§ **Short exercise**: Return the data exactly, with all pictures removed.

§ **Recorded data**:

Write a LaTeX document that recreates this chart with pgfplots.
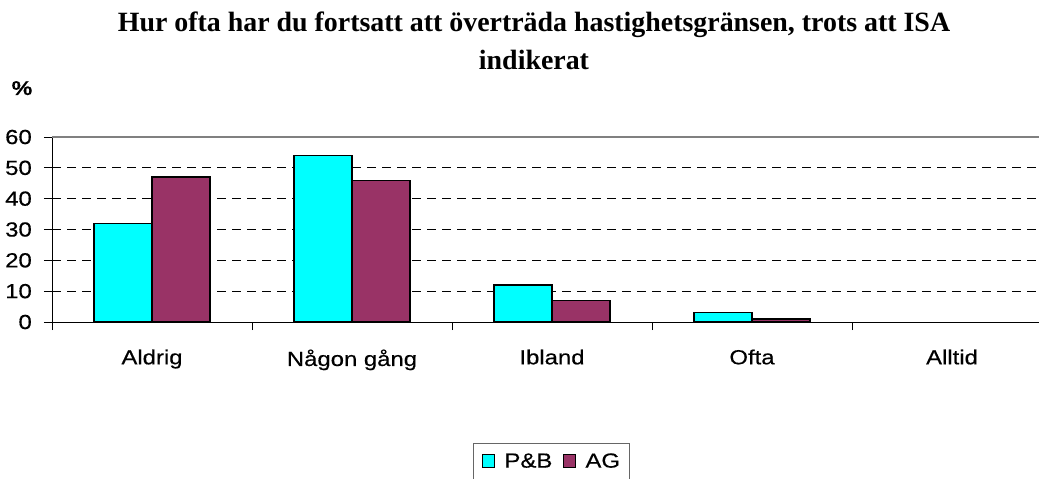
\documentclass[border=0pt]{standalone}
\usepackage{fontspec}
\setmainfont{Liberation Sans}[FakeStretch=1.17, FakeBold=0.4]
\newfontfamily\titlefont{Liberation Serif}
\usepackage{pgfplots}
\pgfplotsset{compat=1.18}
\definecolor{pbcyan}{RGB}{0,255,255}
\definecolor{agred}{RGB}{153,51,102}

\begin{document}
\begin{tikzpicture}
\useasboundingbox (0bp,0bp) rectangle (1039bp,479bp);

% title and unit label
\node[anchor=base, font=\titlefont\bfseries\fontsize{28}{36}\selectfont]
  at (534bp,447bp) {Hur ofta har du fortsatt att överträda hastighetsgränsen, trots att ISA};
\node[anchor=base, font=\titlefont\bfseries\fontsize{28}{36}\selectfont]
  at (534bp,409bp) {indikerat};
\node[anchor=base, font=\bfseries\fontsize{20}{22}\selectfont] at (22bp,384bp) {\%};

\begin{axis}[
    at={(52bp,157bp)}, anchor=south west,
    width=987bp, height=185bp, scale only axis,
    xmin=-0.5, xmax=4.435,
    ymin=0, ymax=60,
    ybar=0pt, bar width=0.29,
    axis x line*=bottom, axis y line*=left,
    axis line style={black, line width=1bp},
    xtick={0,1,2,3,4},
    xticklabels={Aldrig, Någon gång, Ibland, Ofta, Alltid},
    minor xtick={-0.5,0.5,1.5,2.5,3.5},
    ytick={0,10,...,50},
    extra y ticks={60},
    extra y tick style={major grid style={solid, black!50, line width=1.3bp}},
    tick align=outside,
    major tick length=8bp, minor tick length=8bp,
    every major x tick/.append style={draw=none},
    every tick/.append style={black, line width=1bp},
    ymajorgrids=true,
    major grid style={black, line width=1bp, dash pattern=on 9bp off 6bp},
    /pgf/number format/assume math mode=true,
    tick label style={font=\fontsize{20.5}{22}\selectfont},
    yticklabel style={inner sep=0pt, xshift=-12bp},
    xticklabel style={yshift=-16bp},
    legend columns=-1,
    legend style={at={(0.4265,-0.654)}, anchor=north west,
        draw=black!60, line width=0.8bp,
        font=\fontsize{20.5}{22}\selectfont,
        inner xsep=9bp, inner ysep=10bp,
        nodes={inner xsep=0pt, inner ysep=0pt},
        /tikz/every even column/.append style={column sep=11bp}},
    legend image code/.code={%
        \draw[#1, line width=1bp] (0bp,-6.5bp) rectangle (12bp,6.5bp);
        \path (21bp,0bp);},
]
\addplot[fill=pbcyan, draw=black, line width=1.3bp]
  coordinates {(0,32) (1,54) (2,12) (3,3)};
\addplot[fill=agred, draw=black, line width=1.3bp]
  coordinates {(0,47) (1,46) (2,7) (3,1)};
\legend{P\&B, AG}
\end{axis}
\end{tikzpicture}
\end{document}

§ **Output of the task**:
Write a LaTeX document that recreates this chart with pgfplots.
\documentclass[border=0pt]{standalone}
\usepackage{fontspec}
\setmainfont{Liberation Sans}[FakeStretch=1.17, FakeBold=0.4]
\newfontfamily\titlefont{Liberation Serif}
\usepackage{pgfplots}
\pgfplotsset{compat=1.18}
\definecolor{pbcyan}{RGB}{0,255,255}
\definecolor{agred}{RGB}{153,51,102}

\begin{document}
\begin{tikzpicture}
\useasboundingbox (0bp,0bp) rectangle (1039bp,479bp);

% title and unit label
\node[anchor=base, font=\titlefont\bfseries\fontsize{28}{36}\selectfont]
  at (534bp,447bp) {Hur ofta har du fortsatt att överträda hastighetsgränsen, trots att ISA};
\node[anchor=base, font=\titlefont\bfseries\fontsize{28}{36}\selectfont]
  at (534bp,409bp) {indikerat};
\node[anchor=base, font=\bfseries\fontsize{20}{22}\selectfont] at (22bp,384bp) {\%};

\begin{axis}[
    at={(52bp,157bp)}, anchor=south west,
    width=987bp, height=185bp, scale only axis,
    xmin=-0.5, xmax=4.435,
    ymin=0, ymax=60,
    ybar=0pt, bar width=0.29,
    axis x line*=bottom, axis y line*=left,
    axis line style={black, line width=1bp},
    xtick={0,1,2,3,4},
    xticklabels={Aldrig, Någon gång, Ibland, Ofta, Alltid},
    minor xtick={-0.5,0.5,1.5,2.5,3.5},
    ytick={0,10,...,50},
    extra y ticks={60},
    extra y tick style={major grid style={solid, black!50, line width=1.3bp}},
    tick align=outside,
    major tick length=8bp, minor tick length=8bp,
    every major x tick/.append style={draw=none},
    every tick/.append style={black, line width=1bp},
    ymajorgrids=true,
    major grid style={black, line width=1bp, dash pattern=on 9bp off 6bp},
    /pgf/number format/assume math mode=true,
    tick label style={font=\fontsize{20.5}{22}\selectfont},
    yticklabel style={inner sep=0pt, xshift=-12bp},
    xticklabel style={yshift=-16bp},
    legend columns=-1,
    legend style={at={(0.4265,-0.654)}, anchor=north west,
        draw=black!60, line width=0.8bp,
        font=\fontsize{20.5}{22}\selectfont,
        inner xsep=9bp, inner ysep=10bp,
        nodes={inner xsep=0pt, inner ysep=0pt},
        /tikz/every even column/.append style={column sep=11bp}},
    legend image code/.code={%
        \draw[#1, line width=1bp] (0bp,-6.5bp) rectangle (12bp,6.5bp);
        \path (21bp,0bp);},
]
\addplot[fill=pbcyan, draw=black, line width=1.3bp]
  coordinates {(0,32) (1,54) (2,12) (3,3)};
\addplot[fill=agred, draw=black, line width=1.3bp]
  coordinates {(0,47) (1,46) (2,7) (3,1)};
\legend{P\&B, AG}
\end{axis}
\end{tikzpicture}
\end{document}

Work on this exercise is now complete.